How does Snort work?
Snort is based on library packet capture (libpcap). Libpcap is a tool that is widely used in Transmission Control Protocol/Internet Protocol address traffic sniffers, content searching and analyzers for packet logging, real-time traffic analysis, protocol analysis and content matching.
Users can configure Snort as a sniffer, packet logger -- like TCPdump or Wireshark -- or network intrusion prevention method.
Intrusion prevention system mode
As an open source network intrusion prevention system, Snort will monitor network traffic and compare it against a user-defined Snort rule set -- the file would be labeled snort.conf.

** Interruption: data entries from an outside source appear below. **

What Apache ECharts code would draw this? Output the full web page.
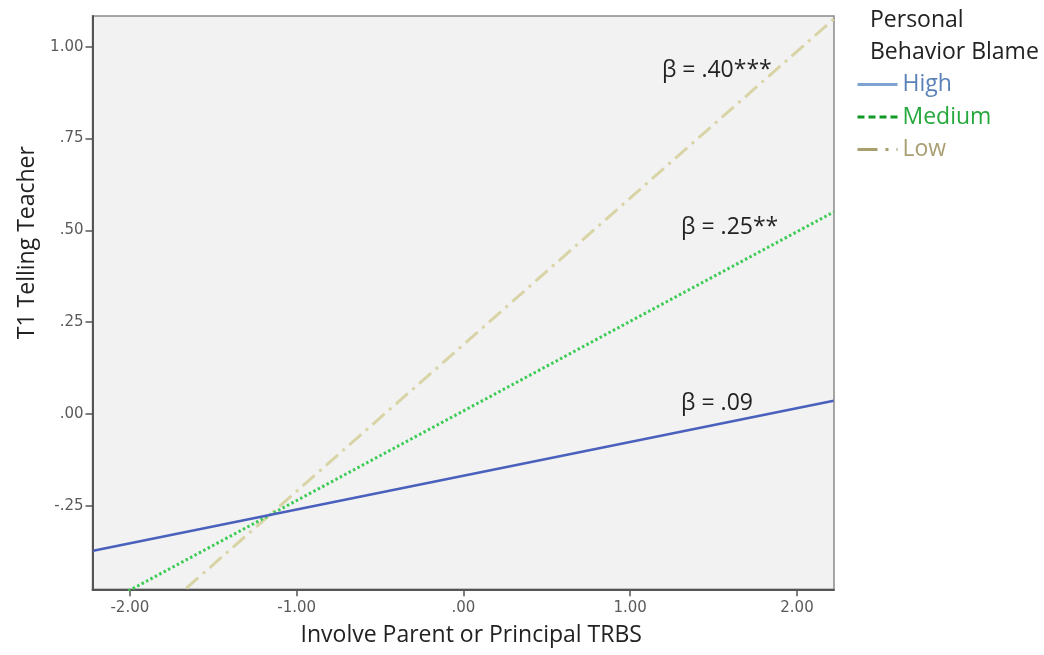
<!DOCTYPE html>
<html>
<head>
<meta charset="utf-8">
<script src="https://cdn.jsdelivr.net/npm/echarts@6/dist/echarts.min.js"></script>
<style>
  html, body { margin: 0; padding: 0; background: #ffffff; }
  #chart { width: 1044px; height: 655px; }
</style>
</head>
<body>
<div id="chart"></div>
<script>
// ---- data ----
const seriesNames = ['High', 'Medium', 'Low'];
const xEnds = [-2.22, 2.22];
const highY = [-0.372, 0.036];
const mediumY = [-0.533, 0.550];
const lowY = [-0.697, 1.075];
const xTicks = [-2, -1, 0, 1, 2];
const yTicks = [-0.25, 0, 0.25, 0.5, 0.75, 1];
const annotTexts = ['β = .40***', 'β = .25**', 'β = .09'];
const annotCoords = [[1.19, 0.935], [1.305, 0.507], [1.305, 0.028]];
const legendTitle = 'Personal\nBehavior Blame';
const xName = 'Involve Parent or Principal TRBS';
const yName = 'T1 Telling Teacher';

const FONT = 'Open Sans';
const FS = 23;
const fmt = v => v.toFixed(2).replace(/^(-?)0\./, '$1.');
const pts = ys => xEnds.map((x, i) => [x, ys[i]]);

const chart = echarts.init(document.getElementById('chart'), null, { renderer: 'canvas' });

function annot(i) {
  return {
    symbol: 'none',
    silent: true,
    data: [{
      coord: annotCoords[i],
      symbol: 'rect',
      symbolSize: 0,
      label: {
        show: true,
        formatter: annotTexts[i],
        position: 'right',
        distance: 0,
        color: '#222',
        fontFamily: FONT,
        fontSize: FS
      }
    }]
  };
}

const hidden = { opacity: 0, borderWidth: 0 };

const option = {
  backgroundColor: '#ffffff',
  animation: false,
  title: {
    text: legendTitle,
    left: 865,
    top: -1,
    textStyle: { fontFamily: FONT, fontSize: FS, fontWeight: 'normal', color: '#222', lineHeight: 32 }
  },
  legend: {
    orient: 'vertical',
    left: 851,
    top: 68,
    itemWidth: 40,
    itemHeight: 22,
    itemGap: 9.5,
    textStyle: { fontFamily: FONT, fontSize: FS, lineHeight: 22, padding: [0, 0, 0, 0] },
    data: [
      { name: seriesNames[0], itemStyle: hidden, textStyle: { color: '#5b82b8' }, lineStyle: { color: '#7fa3d1', width: 3, type: 'solid' } },
      { name: seriesNames[1], itemStyle: hidden, textStyle: { color: '#25a83c' }, lineStyle: { color: '#0e9a25', width: 3, type: [7, 4] } },
      { name: seriesNames[2], itemStyle: hidden, textStyle: { color: '#a99f72' }, lineStyle: { color: '#a89f6e', width: 3, type: [20, 8, 3, 8] } }
    ]
  },
  grid: {
    left: 92.5, right: 210, top: 16, bottom: 65.7,
    show: true,
    backgroundColor: '#f2f2f2',
    borderColor: '#8a8a8a',
    borderWidth: 1.5
  },
  xAxis: {
    type: 'value',
    min: -2.224, max: 2.222,
    name: xName,
    nameLocation: 'middle',
    nameGap: 35,
    nameTextStyle: { fontFamily: FONT, fontSize: FS, color: '#222', padding: [0, 0, 0, 16] },
    axisLine: { show: true, onZero: false, lineStyle: { color: '#555', width: 2 } },
    axisTick: { show: true, length: 7, customValues: xTicks, lineStyle: { color: '#555', width: 1.5 } },
    axisLabel: { customValues: xTicks, formatter: fmt, color: '#5a5a5a', fontFamily: 'DejaVu Sans', fontSize: 15, margin: 11 },
    splitLine: { show: false }
  },
  yAxis: {
    type: 'value',
    min: -0.477, max: 1.0835,
    name: yName,
    nameLocation: 'middle',
    nameGap: 54,
    nameRotate: 90,
    nameTextStyle: { fontFamily: FONT, fontSize: FS, color: '#222', padding: [0, 0, 0, 120] },
    axisLine: { show: true, onZero: false, lineStyle: { color: '#555', width: 2 } },
    axisTick: { show: true, length: 7, customValues: yTicks, lineStyle: { color: '#555', width: 1.5 } },
    axisLabel: { customValues: yTicks, formatter: fmt, color: '#5a5a5a', fontFamily: 'DejaVu Sans', fontSize: 15, margin: 9 },
    splitLine: { show: false }
  },
  series: [
    {
      name: seriesNames[2], type: 'line', symbol: 'none', clip: true,
      data: pts(lowY),
      lineStyle: { color: '#d9d4a6', width: 3, type: [16, 6, 3, 6] },
      itemStyle: { color: '#a89f6e' },
      markPoint: annot(0), z: 2
    },
    {
      name: seriesNames[1], type: 'line', symbol: 'none', clip: true,
      data: pts(mediumY),
      lineStyle: { color: '#3ccb55', width: 3, type: [2.5, 2.5] },
      itemStyle: { color: '#0e9a25' },
      markPoint: annot(1), z: 3
    },
    {
      name: seriesNames[0], type: 'line', symbol: 'none', clip: true,
      data: pts(highY),
      lineStyle: { color: '#4a60bd', width: 2.5, type: 'solid' },
      itemStyle: { color: '#7fa3d1' },
      markPoint: annot(2), z: 4
    }
  ]
};

chart.setOption(option);
</script>
</body>
</html>
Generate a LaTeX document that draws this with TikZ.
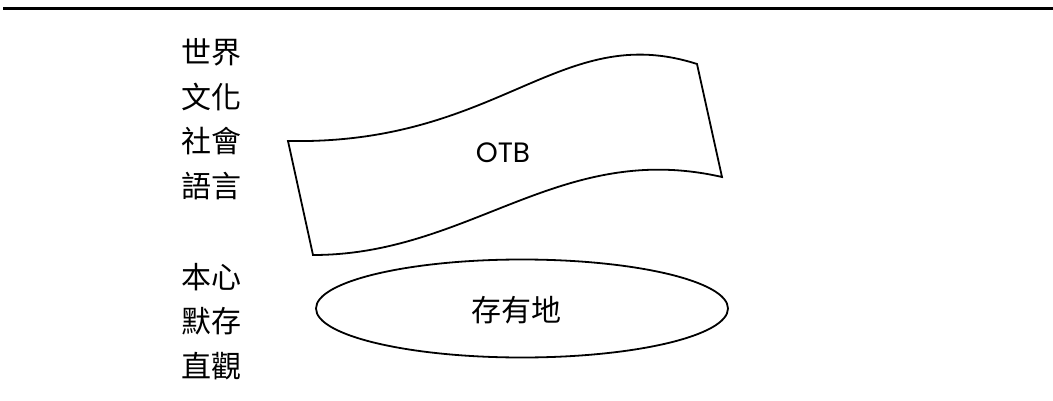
\documentclass[tikz,border=0pt]{standalone}
\usepackage{fontspec}
\setmainfont{Poppins}
\newfontfamily\cjk{Noto Sans CJK TC}
\usetikzlibrary{shapes.geometric}
\tikzset{
  outline/.style={draw=black, line width=1.8pt, line join=miter},
  lbl/.style={anchor=west, inner sep=0pt, font=\cjk\fontsize{30pt}{30pt}\selectfont},
  ctext/.style={inner sep=0pt, font=\cjk\fontsize{30pt}{30pt}\selectfont},
  latin/.style={inner sep=0pt, font=\fontsize{28pt}{28pt}\selectfont},
}
\begin{document}
\begin{tikzpicture}[x=1pt, y=-1pt]
\useasboundingbox (0,0) rectangle (1053,401);
% top rule
\coordinate (ruleL) at (3,9);
\coordinate (ruleR) at (1053,9);
\draw[line width=3pt] (ruleL) -- (ruleR);
% left labels
\node[lbl] (w1) at (181,52) {世界};
\node[lbl] (w2) at (181,97) {文化};
\node[lbl] (w3) at (181,141) {社會};
\node[lbl] (w4) at (181,186) {語言};
\node[lbl] (w5) at (181,277) {本心};
\node[lbl] (w6) at (181,321) {默存};
\node[lbl] (w7) at (181,366) {直觀};
% flag
\coordinate (tl) at (288,141);
\coordinate (tr) at (697,64);
\coordinate (br) at (722,177);
\coordinate (bl) at (313,255);
\draw[outline] (tl) .. controls (500,145) and (560,20) .. (tr)
  -- (br) .. controls (560,140) and (470,255) .. (bl) -- cycle;
\node[latin] (otb) at (503,153) {OTB};
% ellipse
\node[outline, ellipse, minimum width=412pt, minimum height=98pt, inner sep=0pt] (base) at (522,308.5) {};
\node[ctext] (basetxt) at (516,310) {存有地};
\end{tikzpicture}
\end{document}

This is Snort's most important function.
Snort applies rules to monitored traffic and issues alerts when it detects certain kinds of questionable activity on the network.
Packet logger and sniffer mode
If a subscriber configures Snort to operate as a sniffer, it will scan network packets and identify them. Snort can also log those packets to a disk file.
To use Snort as a packet sniffer, users set the host's network interface to promiscuous mode to monitor all network traffic on the local network interface. It then writes the monitored traffic to its console.
By writing desired network traffic to a disk file, Snort logs packets.